━━━━━ Dataset records

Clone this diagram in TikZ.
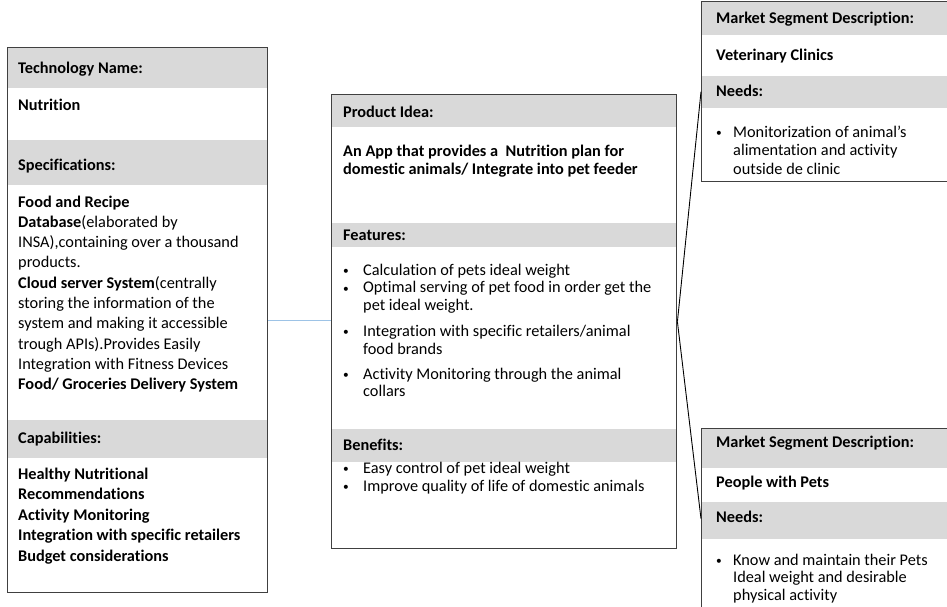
\documentclass[tikz,border=0pt]{standalone}
\usepackage{graphicx}
\usepackage{fontspec}
\setmainfont{Carlito}[Ligatures=NoCommon]
\definecolor{bandgray}{HTML}{D9D9D9}
\definecolor{framegray}{HTML}{404040}
\definecolor{linkblue}{HTML}{9DC3E6}
\tikzset{
  cardframe/.style={draw=framegray, line width=1.4pt, inner sep=0pt, anchor=north west},
  headtxt/.style={anchor=base west, inner sep=0pt, font=\bfseries\fontsize{16.3}{20}\selectfont},
  bodytxt/.style={anchor=base west, inner sep=0pt},
}
% text block whose base is its first line
\newcommand\cardtext[2]{\parbox[t]{#1}{\raggedright #2}}
% bullet line with hanging indent (\\ stays inside the paragraph)
\newcommand\dotitem[2][20pt]{\hangindent=#1\hangafter=1\noindent
  \makebox[#1][l]{\raisebox{0.7pt}{\scalebox{0.7}{\textbullet}}}{\let\\\newline #2\par}}
\begin{document}
\begin{tikzpicture}[x=1pt,y=-1pt]
\useasboundingbox (0,0) rectangle (947,606);
\clip (0,0) rectangle (947,606);

% technology card
\fill[bandgray] (7,47) rectangle (267,88);
\fill[bandgray] (7,140) rectangle (267,185);
\fill[bandgray] (7,420) rectangle (267,458);
\node[cardframe, minimum width=260pt, minimum height=545pt] (tech) at (7,47) {};
\node[headtxt] (techhd) at (18,73) {Technology Name:};
\node[headtxt] (techname) at (18,110) {Nutrition};
\node[headtxt] (spechd) at (18,170) {Specifications:};
\node[bodytxt, font=\fontsize{16.3}{20.3}\selectfont] (specs) at (18,207)
  {\cardtext{245pt}{\textbf{Food and Recipe}\\
   \textbf{Database}(elaborated by\\
   INSA),containing over a thousand\\
   products.\\
   \textbf{Cloud server System}(centrally\\
   storing the information of the\\
   system and making it accessible\\
   trough APIs).Provides Easily\\
   Integration with Fitness Devices\\
   \textbf{Food/ Groceries Delivery System}}};
\node[headtxt] (caphd) at (18,443) {Capabilities:};
\node[bodytxt, font=\bfseries\fontsize{16.3}{20.5}\selectfont] (caps) at (18,479)
  {\cardtext{245pt}{Healthy Nutritional\\
   Recommendations\\
   Activity Monitoring\\
   Integration with specific retailers\\
   Budget considerations}};

% product idea card
\fill[bandgray] (331,94) rectangle (676,127);
\fill[bandgray] (331,223) rectangle (676,247);
\fill[bandgray] (331,429) rectangle (676,462);
\node[cardframe, minimum width=345pt, minimum height=454pt] (idea) at (331,94) {};
\node[headtxt] (ideahd) at (343,117) {Product Idea:};
\node[bodytxt, font=\bfseries\fontsize{16.3}{18}\selectfont] (ideatxt) at (343,156)
  {\cardtext{325pt}{An App that provides a \ Nutrition plan for\\
   domestic animals/ Integrate into pet feeder}};
\node[headtxt] (feathd) at (343,240) {Features:};
\node[bodytxt, font=\fontsize{16.3}{17.8}\selectfont] (feats) at (343,275)
  {\cardtext{325pt}{%
   \dotitem{Calculation of pets ideal weight}
   \dotitem{Optimal serving of pet food in order get the\\pet ideal weight.}
   \vspace{8pt}
   \dotitem{Integration with specific retailers/animal\\food brands}
   \vspace{7pt}
   \dotitem{Activity Monitoring through the animal\\collars}}};
\node[headtxt] (benhd) at (343,450) {Benefits:};
\node[bodytxt, font=\fontsize{16.3}{18}\selectfont] (bens) at (343,473)
  {\cardtext{325pt}{\dotitem{Easy control of pet ideal weight}
   \dotitem{Improve quality of life of domestic animals}}};

% market segment cards
\fill[bandgray] (701,1) rectangle (961,35);
\fill[bandgray] (701,76) rectangle (961,108);
\node[cardframe, minimum width=260pt, minimum height=180pt] (seg1) at (701,1) {};
\node[headtxt] (seg1hd) at (716,23) {Market Segment Description:};
\node[headtxt] (seg1name) at (716,60) {Veterinary Clinics};
\node[headtxt] (seg1needhd) at (716,96) {Needs:};
\node[bodytxt, font=\fontsize{16.3}{18.5}\selectfont] (seg1needs) at (716,137)
  {\cardtext{225pt}{\dotitem[17pt]{Monitorization of animal's\\alimentation and activity\\outside de clinic}}};

\fill[bandgray] (701,428) rectangle (961,468);
\fill[bandgray] (701,502) rectangle (961,539);
\node[cardframe, minimum width=260pt, minimum height=180pt] (seg2) at (701,428) {};
\node[headtxt] (seg2hd) at (716,447) {Market Segment Description:};
\node[headtxt] (seg2name) at (716,487) {People with Pets};
\node[headtxt] (seg2needhd) at (716,522) {Needs:};
\node[bodytxt, font=\fontsize{16.3}{17.6}\selectfont] (seg2needs) at (716,565)
  {\cardtext{225pt}{\dotitem[17pt]{Know and maintain their Pets\\Ideal weight and desirable\\physical activity}}};

% links between cards
\draw[linkblue, line width=1pt] (tech.east) -- (tech.east -| idea.west);
\draw[line width=0.9pt] (idea.east) -- (seg1.west);
\draw[line width=0.9pt] (idea.east) -- (seg2.west);
\end{tikzpicture}
\end{document}
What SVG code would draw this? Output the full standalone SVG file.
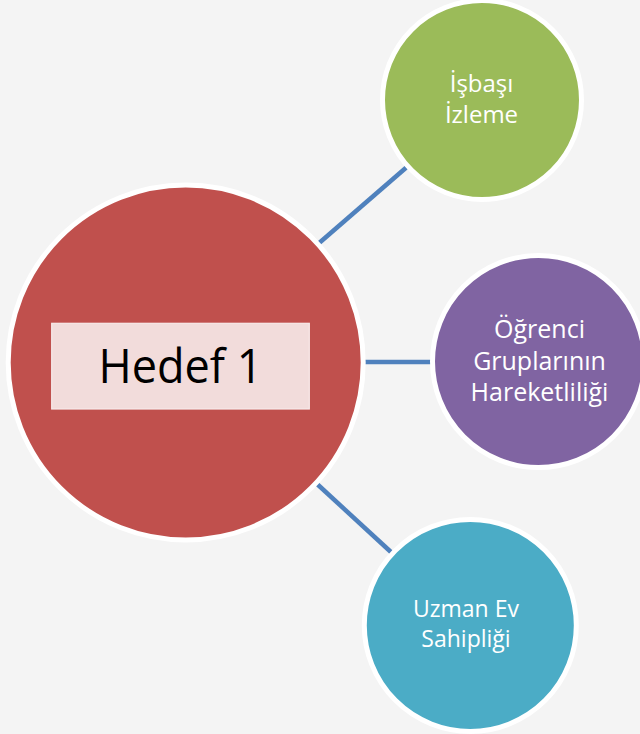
<svg xmlns="http://www.w3.org/2000/svg" width="640" height="734" viewBox="0 0 640 734">
<style>
.bg{fill:#f4f4f4}
.conn{stroke:#4f81bd;stroke-width:4.5;fill:none}
.node{stroke:#ffffff;stroke-width:5}
.lbl{font-family:"Open Sans","Noto Sans","DejaVu Sans",sans-serif;fill:#ffffff;text-anchor:middle}
.main{font-family:"Open Sans","Noto Sans","DejaVu Sans",sans-serif;fill:#000000;text-anchor:middle}
</style>
<rect class="bg" x="0" y="0" width="640" height="734"/>
<g id="connectors">
<line class="conn" x1="318" y1="244" x2="408" y2="166"/>
<line class="conn" x1="362" y1="362" x2="436" y2="362"/>
<line class="conn" x1="316" y1="483" x2="392" y2="553"/>
</g>
<g id="hedef1">
<circle class="node" cx="185.7" cy="362.5" r="177.5" fill="#c0504d"/>
<rect x="51.7" y="323.3" width="257.6" height="85.7" fill="#f2dcdb" stroke="#f7eaea" stroke-width="1.2"/>
<text class="main" x="180.5" y="383.3" font-size="47" textLength="164" lengthAdjust="spacingAndGlyphs">Hedef 1</text>
</g>
<g id="isbasi">
<circle class="node" cx="482" cy="100" r="99.5" fill="#9bbb59"/>
<text class="lbl" font-size="24"><tspan x="481.5" y="91.7">İşbaşı</tspan><tspan x="481.5" y="123.3">İzleme</tspan></text>
</g>
<g id="ogrenci">
<circle class="node" cx="538.5" cy="361.5" r="106" fill="#8064a2"/>
<text class="lbl" font-size="25"><tspan x="539.5" y="338">Öğrenci</tspan><tspan x="539.5" y="370">Gruplarının</tspan><tspan x="539.5" y="401">Hareketliliği</tspan></text>
</g>
<g id="uzman">
<circle class="node" cx="470.3" cy="625.4" r="106" fill="#4bacc6"/>
<text class="lbl" font-size="23"><tspan x="466" y="616.7">Uzman Ev</tspan><tspan x="466" y="646.7">Sahipliği</tspan></text>
</g>
</svg>
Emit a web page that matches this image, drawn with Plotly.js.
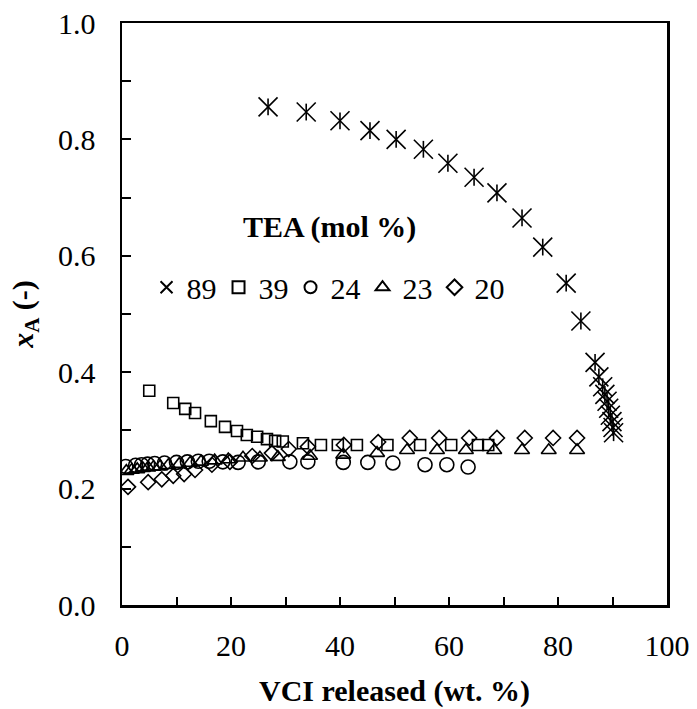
<!DOCTYPE html>
<html>
<head>
<meta charset="utf-8">
<script src="https://cdn.plot.ly/plotly-3.0.1.min.js"></script>
<style>html,body{margin:0;padding:0;background:#fff;} #chart{width:697px;height:709px;}</style>
</head>
<body>
<div id="chart"></div>
<script>
// TEA 89 mol %
const x89 = [26.8,33.8,40.0,45.5,50.3,55.3,59.8,64.6,68.8,73.4,77.2,81.5,84.2,86.8,87.5,88.2,88.6,89.0,89.3,89.6,89.9,90.1,90.2];
const y89 = [0.856,0.847,0.832,0.815,0.800,0.783,0.759,0.735,0.708,0.665,0.615,0.553,0.488,0.417,0.392,0.375,0.362,0.350,0.338,0.326,0.315,0.305,0.296];
// TEA 39 mol %
const x39 = [5.0,9.4,11.6,13.4,16.3,18.9,21.1,22.9,24.8,26.6,28.1,29.5,33.2,36.5,39.6,43.1,48.7,54.7,60.4,65.3,67.2];
const y39 = [0.368,0.347,0.337,0.330,0.316,0.306,0.299,0.292,0.289,0.285,0.282,0.281,0.278,0.275,0.275,0.275,0.275,0.275,0.275,0.275,0.275];
// TEA 24 mol %
const x24 = [0.7,2.5,3.6,4.7,6.0,7.8,10.0,12.0,14.0,16.0,18.5,21.3,25.0,30.8,34.1,40.6,45.1,49.7,55.6,59.6,63.5];
const y24 = [0.238,0.240,0.241,0.242,0.243,0.244,0.245,0.246,0.247,0.247,0.246,0.245,0.246,0.246,0.246,0.245,0.245,0.244,0.241,0.241,0.237];
// TEA 23 mol %
const x23 = [0.8,1.8,2.8,3.8,4.8,5.8,7.0,8.5,10.5,12.5,14.5,17.0,19.5,22.2,25.3,28.6,34.5,40.6,46.8,52.3,57.8,63.1,68.3,73.4,78.3,83.5];
const y23 = [0.230,0.232,0.233,0.235,0.236,0.237,0.238,0.240,0.242,0.244,0.246,0.248,0.250,0.253,0.253,0.254,0.256,0.258,0.261,0.266,0.266,0.266,0.266,0.266,0.266,0.266];
// TEA 20 mol %
const x20 = [1.1,4.8,7.3,9.4,11.4,13.4,16.5,19.8,23.9,27.5,30.6,34.1,40.7,47.0,52.8,58.2,63.7,68.8,73.9,79.1,83.5];
const y20 = [0.203,0.211,0.216,0.222,0.225,0.232,0.241,0.246,0.256,0.261,0.268,0.272,0.275,0.280,0.287,0.287,0.287,0.287,0.287,0.287,0.287];

const seriesNames = ['89','39','24','23','20'];
const legendTitle = 'TEA (mol %)';
const xTitle = 'VCI released (wt. %)';
const yTitle = '<i>x</i><sub>A</sub> (-)';

const FONT = "'Liberation Serif', serif";
const black = '#000';

const traces = [
  {x: x89, y: y89, type: 'scatter', mode: 'markers', name: seriesNames[0], showlegend: true,
   marker: {symbol: 'x-thin-open', size: 19, color: black, line: {color: black, width: 1.6}}},
  {x: x89, y: y89, type: 'scatter', mode: 'markers', name: seriesNames[0], showlegend: false,
   marker: {symbol: 'line-ns-open', size: 12, color: black, line: {color: black, width: 1.6}}},
  {x: x39, y: y39, type: 'scatter', mode: 'markers', name: seriesNames[1],
   marker: {symbol: 'square-open', size: 11, color: black, line: {color: black, width: 1.6}}},
  {x: x24, y: y24, type: 'scatter', mode: 'markers', name: seriesNames[2],
   marker: {symbol: 'circle-open', size: 14, color: black, line: {color: black, width: 1.6}}},
  {x: x23, y: y23, type: 'scatter', mode: 'markers', name: seriesNames[3],
   marker: {symbol: 'triangle-up-open', size: 13, color: black, line: {color: black, width: 1.6}}},
  {x: x20, y: y20, type: 'scatter', mode: 'markers', name: seriesNames[4],
   marker: {symbol: 'diamond-open', size: 11.5, color: black, line: {color: black, width: 1.6}}}
];

const layout = {
  width: 697, height: 709,
  margin: {l: 122, r: 30, t: 23, b: 104},
  paper_bgcolor: '#fff', plot_bgcolor: '#fff',
  font: {family: FONT, size: 30, color: black},
  showlegend: true,
  legend: {
    orientation: 'h', x: 0.045, xanchor: 'left', y: 0.546, yanchor: 'middle',
    bgcolor: 'rgba(0,0,0,0)', borderwidth: 0,
    font: {family: FONT, size: 30, color: black},
    itemsizing: 'constant', entrywidth: 27, entrywidthmode: 'pixels',
    itemclick: false, traceorder: 'normal'
  },
  xaxis: {
    range: [0, 100], tickmode: 'linear', tick0: 0, dtick: 20,
    ticks: 'inside', ticklen: 8, tickwidth: 2, tickcolor: black,
    minor: {dtick: 10, ticks: 'inside', ticklen: 8, tickwidth: 2, tickcolor: black},
    showline: true, linewidth: 2.5, linecolor: black, mirror: true,
    showgrid: false, zeroline: false,
    tickfont: {family: FONT, size: 30, color: black},
    ticklabelstandoff: 12,
    title: {text: '<b>' + xTitle + '</b>', font: {family: FONT, size: 30, color: black}, standoff: 20}
  },
  yaxis: {
    range: [0, 1], tickmode: 'linear', tick0: 0, dtick: 0.2, tickformat: '.1f',
    ticks: 'inside', ticklen: 9, tickwidth: 2, tickcolor: black,
    minor: {dtick: 0.1, ticks: 'inside', ticklen: 9, tickwidth: 2, tickcolor: black},
    showline: true, linewidth: 2.5, linecolor: black, mirror: true,
    showgrid: false, zeroline: false,
    tickfont: {family: FONT, size: 30, color: black},
    ticklabelstandoff: 18,
    title: {text: '<b>' + yTitle + '</b>', font: {family: FONT, size: 30, color: black}, standoff: 16}
  },
  annotations: [
    {text: '<b>' + legendTitle + '</b>', xref: 'paper', yref: 'paper', x: 0.38, y: 0.65,
     xanchor: 'center', yanchor: 'middle', showarrow: false,
     font: {family: FONT, size: 30, color: black}}
  ]
};

Plotly.newPlot('chart', traces, layout, {staticPlot: true, displayModeBar: false});
</script>
</body>
</html>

━━━━━━━━━━

Say how many lines in the listing above include "standalone". Give nothing but the number.

2